Did You Notice?… The qualifying speeds at the season-opening race, supposedly the great equalizer with restrictor plates still favored the big teams. The top 10 speeds went to Richard Childress Racing (three cars), Roush Fenway (three), Hendrick Motorsports (two), and one apiece for Penske Racing and single-car / RCR satellite Furniture Row Racing. The only other single-car operation in the top 25 was Casey Mears (13th); Brian Scott (12th), driving a fourth RCR machine and Tommy Baldwin Racing’s Michael Annett (18th) were the only other mild surprises.
I point this phenomenon out because, for the first time in many years NASCAR’s car count looks extremely healthy. There’s 44 full-time teams, plus a handful of part-timers intent on running the distance this season. But along with those numbers comes a clear-cut line between rich and poor; the middle class in Cup racing is all but eliminated. And if teams like Front Row Motorsports, BK Racing, etc. can’t come within a whisker of their rivals at Daytona, what is it going to be like at Phoenix? Las Vegas? You have to sit there thinking even the new playoff format, where taking major risks for wins is openly encouraged won’t help them get on the radar screen. It’s hard to take that fuel mileage gamble, of course when you’re already four laps down…
That makes it hard to believe that teams like BK are sustainable over the long-term. You can only run 35th, every week before financially people start thinking of bailing. In a year with so much change, I find it ironic that perhaps the one thing that does need to shift – Sprint Cup’s entrenched power structure at the top – appears incapable of being toppled, even at the restrictor plate tracks.

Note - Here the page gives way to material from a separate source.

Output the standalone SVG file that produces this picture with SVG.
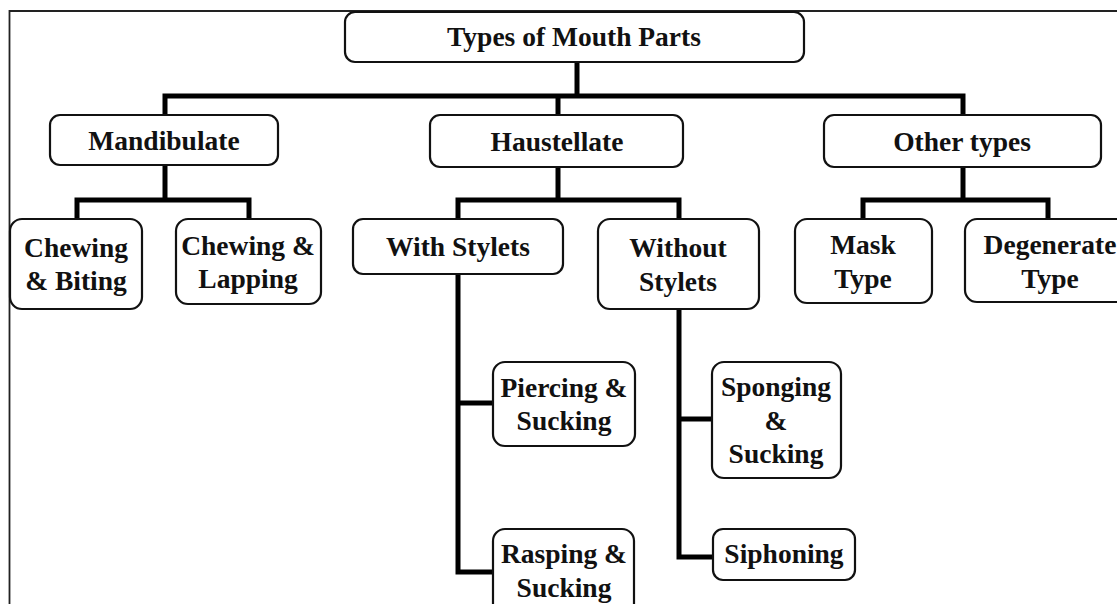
<svg xmlns="http://www.w3.org/2000/svg" width="1117" height="604" viewBox="0 0 1117 604">
<style>
.box{fill:#fff;stroke:#111;stroke-width:2.2}
.t{font-family:"Liberation Serif","Times New Roman",serif;font-weight:bold;font-size:27.5px;fill:#111;text-anchor:middle}
.c{fill:none;stroke:#000;stroke-width:5;stroke-linejoin:miter}
</style>
<rect width="1117" height="604" fill="#fff"/>
<path d="M9.5,610 V11 H1125" fill="none" stroke="#222" stroke-width="1.8"/>
<g id="connectors">
<path class="c" d="M577,62 V96"/>
<path class="c" d="M165,115 V96 H963 V115"/>
<path class="c" d="M558,96 V115"/>
<path class="c" d="M165,165 V200"/>
<path class="c" d="M77,219 V200 H249 V219"/>
<path class="c" d="M558,167 V200"/>
<path class="c" d="M458,219 V200 H679 V219"/>
<path class="c" d="M963,167 V200"/>
<path class="c" d="M863,219 V200 H1048 V219"/>
<path class="c" d="M458,274 V572 H493"/>
<path class="c" d="M458,403 H493"/>
<path class="c" d="M679,309 V557 H713"/>
<path class="c" d="M679,419 H713"/>
</g>
<g id="root"><rect class="box" x="345" y="12" width="459" height="50" rx="10"/><text class="t" x="574" y="46">Types of Mouth Parts</text></g>
<g id="mandibulate"><rect class="box" x="50" y="115" width="228" height="50" rx="10"/><text class="t" x="164" y="150">Mandibulate</text></g>
<g id="haustellate"><rect class="box" x="430" y="115" width="253" height="52" rx="10"/><text class="t" x="557" y="151">Haustellate</text></g>
<g id="other"><rect class="box" x="824" y="115" width="277" height="52" rx="10"/><text class="t" x="962" y="151">Other types</text></g>
<g id="chewing-biting"><rect class="box" x="10" y="219" width="132" height="90" rx="12"/><text class="t" x="76" y="257">Chewing</text><text class="t" x="76" y="290">&amp; Biting</text></g>
<g id="chewing-lapping"><rect class="box" x="176" y="219" width="145" height="85" rx="12"/><text class="t" x="248" y="255">Chewing &amp;</text><text class="t" x="248" y="288">Lapping</text></g>
<g id="with-stylets"><rect class="box" x="353" y="219" width="210" height="55" rx="10"/><text class="t" x="458" y="256">With Stylets</text></g>
<g id="without-stylets"><rect class="box" x="598" y="219" width="161" height="90" rx="12"/><text class="t" x="678" y="257">Without</text><text class="t" x="678" y="291">Stylets</text></g>
<g id="mask"><rect class="box" x="795" y="219" width="137" height="84" rx="12"/><text class="t" x="863" y="254">Mask</text><text class="t" x="863" y="288">Type</text></g>
<g id="degenerate"><rect class="box" x="965" y="219" width="170" height="83" rx="12"/><text class="t" x="1050" y="254">Degenerate</text><text class="t" x="1050" y="288">Type</text></g>
<g id="piercing"><rect class="box" x="493" y="362" width="142" height="84" rx="12"/><text class="t" x="564" y="397">Piercing &amp;</text><text class="t" x="564" y="430">Sucking</text></g>
<g id="rasping"><rect class="box" x="493" y="529" width="141" height="90" rx="12"/><text class="t" x="564" y="563">Rasping &amp;</text><text class="t" x="564" y="597">Sucking</text></g>
<g id="sponging"><rect class="box" x="712" y="362" width="129" height="116" rx="12"/><text class="t" x="776" y="396">Sponging</text><text class="t" x="776" y="430">&amp;</text><text class="t" x="776" y="463">Sucking</text></g>
<g id="siphoning"><rect class="box" x="713" y="529" width="142" height="51" rx="10"/><text class="t" x="784" y="563">Siphoning</text></g>
</svg>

Did You Notice?… Quick hits before we take off…
- NASCAR has done its best to keep Daytona in the news between Sunday and Wednesday. The Battle of the Beach races are designed to keep fans engaged. But after weak crowds on the weekend, minimizing attendance for the minor league races you wonder how much longer this experiment’s going to last. Why not condense the whole schedule somewhat, like the Indy 500 to make sure there’s less “dead time?” At the very least, why not consider putting the Sprint Unlimited back on Sunday… either before Cup Series qualifying or right after it. When televised on FOX (the big channel), it was the exhibition race that consistently earned twice the ratings one-car qualifying ever would. Banishing that to FOX Sports 1, in favor of hyping up a long, three-hour session of pole runs was confusing at best, a poor decision at worst.
Pole day isn’t bubble day for Indy… only 2 of the 43 spots get locked in the field. With so much movement within plate races anyway, where you start is irrelevant and no underdog in danger of missing the event will take the pole. The whole situation could use a revamp.
- Can someone explain to me why NASCAR forces teams who blow engines before Thursday’s qualifying races to start at the rear of the 500 field? Speedweeks is a special case, with so many more practice sessions and a 150-mile event before the big race. You’d think they would have the rule tweaked so that, at the very least you don’t get penalized until you blow an engine after the Duels.
One could argue, especially in Tony Stewart and Danica Patrick’s cases they have absolutely no reason to race in the Duels. They’re in the 500 anyway, barring a major catastrophe and the starting position they’re trying to earn will be totally irrelevant. This NASCAR rule is one that makes absolutely no sense.